Keamanan dan privasi data menjadi isu yang sangat penting pada revolusi indistri 4.0 yang tidak banyak disadari oleh masyarakat. Di era digitalisasi, data merupakan suatu sumber daya yang paling bernilai dan dijadikan komoditas oleh pihak – pihak tertentu sehingga munculah jargon “siapa yang memiliki data, maka dia yang berkuasa”. Hal ini dikarenakan hampir semua kegiatan pada revolusi industri 4.0 didasarkan pada data (evidence base). Semua sektor mulai dari peternakan sampai dengan politik menggunakan data yang kemudian diolah dan menghasilkan output yang dimanfaatkan oleh sektor-sektor tersebut. Sayangnya, banyak masyarakat yang belum memiliki kesadaran akan hal ini. Contohnya adalah perilaku sebagian masyarakat yang dengan mudahnya membagikan data pribadi orang lain bahkan data diri sendiri di media sosial seperti KTP, SIM, PASPOR, dll. Ada pula upaya pihak-pihak yang tidak bertanggung jawab yang menawarkan bantuan kuota internet dsb ditengah pandemi dengan syarat mengunggah identitas pribadi (KTP & KK).


Kesadaran hukum

Generasi muda yang tumbuh dalam era revolusi industri 4.0 memiliki perbedaan yang sangat signifikan dibandingkan era-era sebelumnya. Mereka sudah tidak lagi merasa terpatri aturan-aturan adat istiadat yang syarat dengan petuah dan kearifan lokal. Mereka cenderung lebih moderat, empiris dan merasa tidak dibatasi oleh suku, agama, ras maupun negara. Pandangan semacam ini disebut sebagai global citizenship dimana sudah tidak ada lagi sekat dalam dunia digital yang mengotak-kotakkan individu. Merekalah generasi milenial yang memiliki pola pikir futuristik dan dinamis serta kreatifitas yang sangat tinggi. Generasi milenial ini mampu membuat breakthru ditengah-tengah dunia VUCA ini. Maka dapat dipahami cita-cita anak pada zaman ini bukanlah menjadi pilot, astronot, dokter dll yang sering menjadi cita-cita standar generasi sebelumnya melainkan lebih memilih menjadi youtuber, gamer profesional, selebgram dll.
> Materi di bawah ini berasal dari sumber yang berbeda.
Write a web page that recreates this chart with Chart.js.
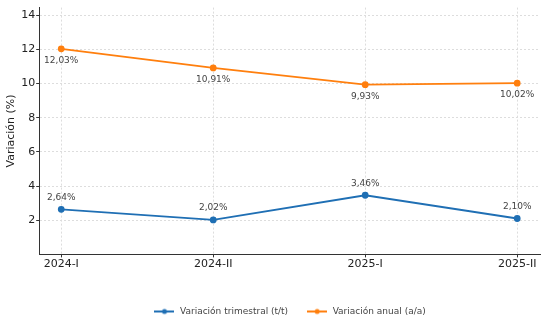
<!DOCTYPE html>
<html>
<head>
<meta charset="utf-8">
<script src="https://cdn.jsdelivr.net/npm/chart.js@4/dist/chart.umd.min.js"></script>
<style>
  html, body { margin: 0; padding: 0; background: #fff; }
  #wrap { width: 547px; height: 326px; }
</style>
</head>
<body>
<div id="wrap"><canvas id="chart"></canvas></div>
<script>
const categories = ['2024-I', '2024-II', '2025-I', '2025-II'];
const trimestral = [2.64, 2.02, 3.46, 2.10];
const anual = [12.03, 10.91, 9.93, 10.02];
const yTicks = [2, 4, 6, 8, 10, 12, 14];

const BLUE = '#1f6fb4';
const ORANGE = '#ff7f0e';

// legend symbol: short line with a dot in the middle
function legendIcon(color) {
    const c = document.createElement('canvas');
    c.width = 20; c.height = 8;
    const g = c.getContext('2d');
    g.strokeStyle = color;
    g.lineWidth = 2;
    g.beginPath(); g.moveTo(0, 4); g.lineTo(20, 4); g.stroke();
    g.fillStyle = color;
    g.beginPath(); g.arc(10, 4, 2.5, 0, Math.PI * 2); g.fill();
    return c;
}

const fmt = v => v.toFixed(2).replace('.', ',') + '%';

// value labels: above for the quarterly series, below for the annual one
const valueLabels = {
    id: 'valueLabels',
    afterDatasetsDraw(chart) {
        const ctx = chart.ctx;
        ctx.save();
        ctx.font = '9px "DejaVu Sans"';
        ctx.fillStyle = '#444';
        ctx.textAlign = 'center';
        ctx.textBaseline = 'middle';
        chart.data.datasets.forEach((ds, i) => {
            const meta = chart.getDatasetMeta(i);
            meta.data.forEach((pt, j) => {
                const dy = ds.labelBelow ? 12 : -12;
                ctx.fillText(fmt(ds.data[j].y), pt.x, pt.y + dy);
            });
        });
        ctx.restore();
    }
};

// center the legend under the plot area instead of the whole canvas
const centerLegend = {
    id: 'centerLegend',
    afterLayout(chart) {
        const l = chart.legend;
        const a = chart.chartArea;
        const shift = (a.left + a.right) / 2 - (l.left + l.right) / 2;
        l.left += shift;
        l.right += shift;
    }
};

const toPoints = arr => arr.map((v, i) => ({ x: i, y: v }));

new Chart(document.getElementById('chart'), {
    type: 'line',
    data: {
        datasets: [{
            label: 'Variación trimestral (t/t)',
            data: toPoints(trimestral),
            borderColor: BLUE,
            backgroundColor: BLUE,
            borderWidth: 1.8,
            pointRadius: 2.5,
            pointStyle: 'circle',
            labelBelow: false
        }, {
            label: 'Variación anual (a/a)',
            data: toPoints(anual),
            borderColor: ORANGE,
            backgroundColor: ORANGE,
            borderWidth: 1.8,
            pointRadius: 2.5,
            pointStyle: 'circle',
            labelBelow: true
        }]
    },
    options: {
        responsive: true,
        maintainAspectRatio: false,
        animation: false,
        layout: { padding: { top: 4, right: 7, left: 3, bottom: 0 } },
        scales: {
            x: {
                type: 'linear',
                min: -0.145,
                max: 3.15,
                afterBuildTicks: scale => { scale.ticks = categories.map((c, i) => ({ value: i })); },
                ticks: {
                    callback: v => categories[v],
                    color: '#222',
                    font: { family: 'DejaVu Sans', size: 11 },
                    padding: 0
                },
                grid: {
                    color: '#dddddd',
                    tickColor: '#333',
                    tickLength: 3
                },
                border: { color: '#333', width: 1, dash: [2, 2] },
                title: {
                    display: true,
                    text: ' ',
                    font: { size: 12 },
                    padding: { top: 4, bottom: 0 }
                }
            },
            y: {
                min: 0,
                max: 14.44,
                afterBuildTicks: scale => { scale.ticks = yTicks.map(v => ({ value: v })); },
                ticks: {
                    color: '#222',
                    font: { family: 'DejaVu Sans', size: 11 },
                    padding: 1
                },
                grid: {
                    color: '#dddddd',
                    tickColor: '#333',
                    tickLength: 3
                },
                border: { color: '#333', width: 1, dash: [2, 2] },
                title: {
                    display: true,
                    text: 'Variación (%)',
                    color: '#222',
                    font: { family: 'DejaVu Sans', size: 11 },
                    padding: { top: 2, bottom: 2 }
                }
            }
        },
        plugins: {
            legend: {
                position: 'bottom',
                labels: {
                    usePointStyle: true,
                    pointStyleWidth: 22,
                    color: '#444',
                    font: { family: 'DejaVu Sans', size: 9 },
                    padding: 18,
                    generateLabels: chart => chart.data.datasets.map((ds, i) => ({
                        text: ds.label,
                        pointStyle: legendIcon(ds.borderColor),
                        fontColor: '#444',
                        datasetIndex: i,
                        hidden: false
                    }))
                }
            },
            tooltip: { enabled: false }
        }
    },
    plugins: [valueLabels, centerLegend]
});
</script>
</body>
</html>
Tingginya kreatifitas dan daya cipta generasi milenial perlu juga dibarengi dengan kesadaran hukum (ini juga berlaku untuk generasi-generasi sebelumnya). Karena kreatifitas dan inovasi tanpa batas dapat melanggar aturan-aturan hukum yang berlaku di masing-masing negara. Baru-baru ini sedang menjadi perbincangan publik dimana seorang youtuber yang membuat konten diluar batas yaitu melakukan prank dengan cara membagi-bagikan bantuan dalam bentuk logistik yang ternyata setelah dibuka berisi sampah dan batu bata. Hal itu mereka lakukan demi konten namun tidak memperhatikan norma-norma yang ada, terlebih lagi hal tersebut dilakukan ditengah masa pandemi. Merekapun harus menerima konsekuensi hukum yang harus mereka pertanggung jawabkan. Dari contoh kasus tersebut, perlu kita pahami bahwa tindakan sekecil apapun kita dalam dunia digital, harus kita pikirkan terlebih dahulu masak-masak karena tindakan tersebut akan kita pertanggungjawabkan.

Masih banyak isu – isu yang berkaitan dengan kesiapan sosial dalam menghadapi revolusi indistri 4.0 yang tidak dapat saya ulas satu persatu. Saya berharap artikel ini dapat memberikan wawasan dan yang utama adalah kesadaran kita dalam bersosial di dunia digital seperti sekarang ini. Kedewasaan dalam berjejaring sangatlah dibutuhkan agar kita tidak terjerumus pada hal-hal yang merugikan bagi diri kita sendiri maupun orang lain.


Referensi:

Bennett, N., & Lemoine, G. J. (2018). What VUCA really means for you. January 2014. https://doi.org/10.1016/j.bushor.2014.01.001

Schwab, K. (2016). The fourth industrial revolution. World Economic Forum.